Research to make spyplanes smarter, keep troops safe

March 9, 2007

University of Central Florida professors Niels da Vitoria Lobo and Mubarak Shah earned a grant this week to develop a way for small, unmanned spyplanes to "speak" to each other to provide better intelligence to troops on battlefields.

The College of Engineering and Computer Science researchers will work with unmanned aerial vehicles that the military uses to collect intelligence on battlefields. In addition to allowing the planes to communicate with each other, the programming will make the drones smarter so that they can follow targets and hand off tracking to other drones when the targets leave their area.

All this information would be beamed back to a laptop computer on the ground in real-time 3-D images, giving decision-makers valuable and timely information.

The $210,600 grant from the Defense University Research Instrumentation Program will allow the researchers to purchase three small planes with a wingspan of 72 inches, three small helicopters measuring 48 inches long and 15 inches wide, camera equipment, communication devices, transmitters and computers to control each vehicle and make calculations.

Currently, such drones provide images for a limited area, cannot easily track objects, cannot communicate well with each other and need humans to interpret the data they receive. In other words, they can't react to moving objects without help. The UCF research will allow the drones to work automatically and seamlessly with one another.

While the applications to the military are obvious -- giving troops better intelligence and keeping them safe -- there are other practical applications, Lobo said. The technology could be adapted to do everything from assisting police in catching a fleeing car-jacker to helping search and rescue teams find stranded people in treacherous terrain to helping fight large brush fires by keeping track of the fires' movements.

"There are many challenges to making it all work together," Lobo said. "But we think we have the resources and intellectual resources to make it all work. There are a lot of practical applications, and the equipment the grant allows us to buy will provide excellent opportunities for our students' similar research with other applications."

In addition to graduate students, undergraduates will have opportunities to conduct research through the UCF Computer Vision Lab's Research Experience for Undergraduates program, which has been funded by the National Science Foundation since 1987. The program has earned national attention for giving undergraduate students the opportunity to complete high-quality research projects.

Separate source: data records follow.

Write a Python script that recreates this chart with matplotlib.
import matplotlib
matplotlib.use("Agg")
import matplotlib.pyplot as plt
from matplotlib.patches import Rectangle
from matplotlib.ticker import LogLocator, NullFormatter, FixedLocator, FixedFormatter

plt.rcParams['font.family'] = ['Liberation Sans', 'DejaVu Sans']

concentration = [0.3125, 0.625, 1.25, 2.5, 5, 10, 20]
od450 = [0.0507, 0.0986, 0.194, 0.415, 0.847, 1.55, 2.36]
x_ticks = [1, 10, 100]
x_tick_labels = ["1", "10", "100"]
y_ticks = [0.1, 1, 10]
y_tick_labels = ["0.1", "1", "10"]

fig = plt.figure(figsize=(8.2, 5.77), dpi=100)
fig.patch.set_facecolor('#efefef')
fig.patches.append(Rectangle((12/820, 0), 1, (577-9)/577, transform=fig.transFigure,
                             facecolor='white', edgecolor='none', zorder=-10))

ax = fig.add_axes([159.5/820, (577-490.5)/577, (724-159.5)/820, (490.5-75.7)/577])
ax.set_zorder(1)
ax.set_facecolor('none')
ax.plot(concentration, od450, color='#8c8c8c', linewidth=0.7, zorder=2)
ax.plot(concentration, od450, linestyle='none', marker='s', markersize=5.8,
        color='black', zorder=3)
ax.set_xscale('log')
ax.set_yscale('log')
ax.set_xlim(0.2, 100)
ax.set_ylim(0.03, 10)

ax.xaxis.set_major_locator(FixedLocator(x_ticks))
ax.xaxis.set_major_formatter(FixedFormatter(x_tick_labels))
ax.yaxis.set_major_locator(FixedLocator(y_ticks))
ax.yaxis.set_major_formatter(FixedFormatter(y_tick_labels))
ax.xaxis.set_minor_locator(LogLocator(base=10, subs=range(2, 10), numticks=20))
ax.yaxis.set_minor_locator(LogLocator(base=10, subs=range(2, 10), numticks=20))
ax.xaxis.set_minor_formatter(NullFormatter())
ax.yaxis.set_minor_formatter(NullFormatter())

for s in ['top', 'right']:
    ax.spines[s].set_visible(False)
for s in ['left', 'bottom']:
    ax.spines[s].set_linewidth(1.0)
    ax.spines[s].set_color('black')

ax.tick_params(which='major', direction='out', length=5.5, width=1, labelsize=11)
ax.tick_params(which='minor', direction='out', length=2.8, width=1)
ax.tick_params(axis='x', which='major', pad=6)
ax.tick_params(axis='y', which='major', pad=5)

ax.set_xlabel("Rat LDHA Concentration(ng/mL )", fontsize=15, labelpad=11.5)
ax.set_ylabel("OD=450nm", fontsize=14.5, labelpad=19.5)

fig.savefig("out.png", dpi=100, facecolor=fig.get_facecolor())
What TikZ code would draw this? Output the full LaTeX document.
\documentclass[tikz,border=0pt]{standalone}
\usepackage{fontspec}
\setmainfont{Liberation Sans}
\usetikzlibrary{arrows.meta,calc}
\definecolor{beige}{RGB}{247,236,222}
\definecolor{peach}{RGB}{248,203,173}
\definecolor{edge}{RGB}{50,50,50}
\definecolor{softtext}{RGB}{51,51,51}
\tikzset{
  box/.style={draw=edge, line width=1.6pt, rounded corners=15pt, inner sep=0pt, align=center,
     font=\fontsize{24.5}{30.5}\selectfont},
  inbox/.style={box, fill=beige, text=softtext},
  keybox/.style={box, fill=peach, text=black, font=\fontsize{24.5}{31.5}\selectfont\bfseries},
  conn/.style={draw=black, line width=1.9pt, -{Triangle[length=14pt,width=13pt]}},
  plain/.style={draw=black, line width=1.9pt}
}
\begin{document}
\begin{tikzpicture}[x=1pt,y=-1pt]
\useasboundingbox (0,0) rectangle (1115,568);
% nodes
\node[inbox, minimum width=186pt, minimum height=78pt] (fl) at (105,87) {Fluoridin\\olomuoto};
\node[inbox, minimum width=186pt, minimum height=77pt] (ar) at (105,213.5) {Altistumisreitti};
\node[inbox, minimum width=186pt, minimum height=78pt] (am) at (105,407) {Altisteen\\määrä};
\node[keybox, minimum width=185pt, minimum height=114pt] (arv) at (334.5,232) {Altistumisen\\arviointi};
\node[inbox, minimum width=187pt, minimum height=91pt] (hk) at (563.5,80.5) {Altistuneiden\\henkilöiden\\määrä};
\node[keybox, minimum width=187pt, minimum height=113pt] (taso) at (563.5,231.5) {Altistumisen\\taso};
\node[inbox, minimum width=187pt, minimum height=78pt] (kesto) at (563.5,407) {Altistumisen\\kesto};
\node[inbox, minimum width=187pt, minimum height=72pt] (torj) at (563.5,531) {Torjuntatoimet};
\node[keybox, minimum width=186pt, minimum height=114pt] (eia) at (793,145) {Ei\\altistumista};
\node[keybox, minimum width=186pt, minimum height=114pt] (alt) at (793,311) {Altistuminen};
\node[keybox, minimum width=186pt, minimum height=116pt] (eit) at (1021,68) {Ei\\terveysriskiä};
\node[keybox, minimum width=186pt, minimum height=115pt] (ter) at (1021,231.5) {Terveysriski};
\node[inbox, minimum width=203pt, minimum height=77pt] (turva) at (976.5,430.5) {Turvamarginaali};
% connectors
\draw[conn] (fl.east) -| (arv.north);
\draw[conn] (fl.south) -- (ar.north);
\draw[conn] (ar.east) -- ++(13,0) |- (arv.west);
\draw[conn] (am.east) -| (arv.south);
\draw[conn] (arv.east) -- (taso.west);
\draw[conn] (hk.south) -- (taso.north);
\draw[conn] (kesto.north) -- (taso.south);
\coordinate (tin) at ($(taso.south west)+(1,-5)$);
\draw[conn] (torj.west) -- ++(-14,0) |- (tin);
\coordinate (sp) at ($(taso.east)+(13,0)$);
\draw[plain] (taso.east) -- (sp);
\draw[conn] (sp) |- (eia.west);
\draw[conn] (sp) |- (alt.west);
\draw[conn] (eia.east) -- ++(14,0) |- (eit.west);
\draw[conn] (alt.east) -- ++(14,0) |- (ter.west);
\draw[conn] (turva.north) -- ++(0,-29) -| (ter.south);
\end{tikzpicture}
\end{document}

"It's very exciting," Lobo said. "And the research our students will be able to conduct is equally stimulating. Hopefully younger students will hear about this and get interested so they can continue the research."

Faculty members in the School of Electrical Engineering and Computer Science spend time working with high school students during summer camps and at robotics competitions during the year. It's a way for them to show students that engineering has real-life applications.

Lobo's grant proposal emphasized that the equipment will not only help immediate research, but will also vastly expand a student's ability to do research in related areas such as developing technology to detect improvised explosive devices, better known as IEDs or "roadside bombs."

Shah, director of UCF's Computer Vision Lab and winner of UCF's 2006 Pegasus Professor award, has already developed the Automated Aerial Video Exploitation System, which is capable of performing motion compensation, moving object detection, object tracking and indexing of videos taken from a camera mounted on an airborne vehicle. It tracks items as small as 200 pixels and works seamlessly for visible and thermal imaging modes. Shah's system was developed under a series of grants from local and national companies. The DURIP grant will further strengthen the work on that project.

"There are a lot of challenges, but it is an exciting arena and that's the fun part of it," Lobo said. "Pushing the envelope and finding ways to make technology smarter. In this case to see, much like a human being."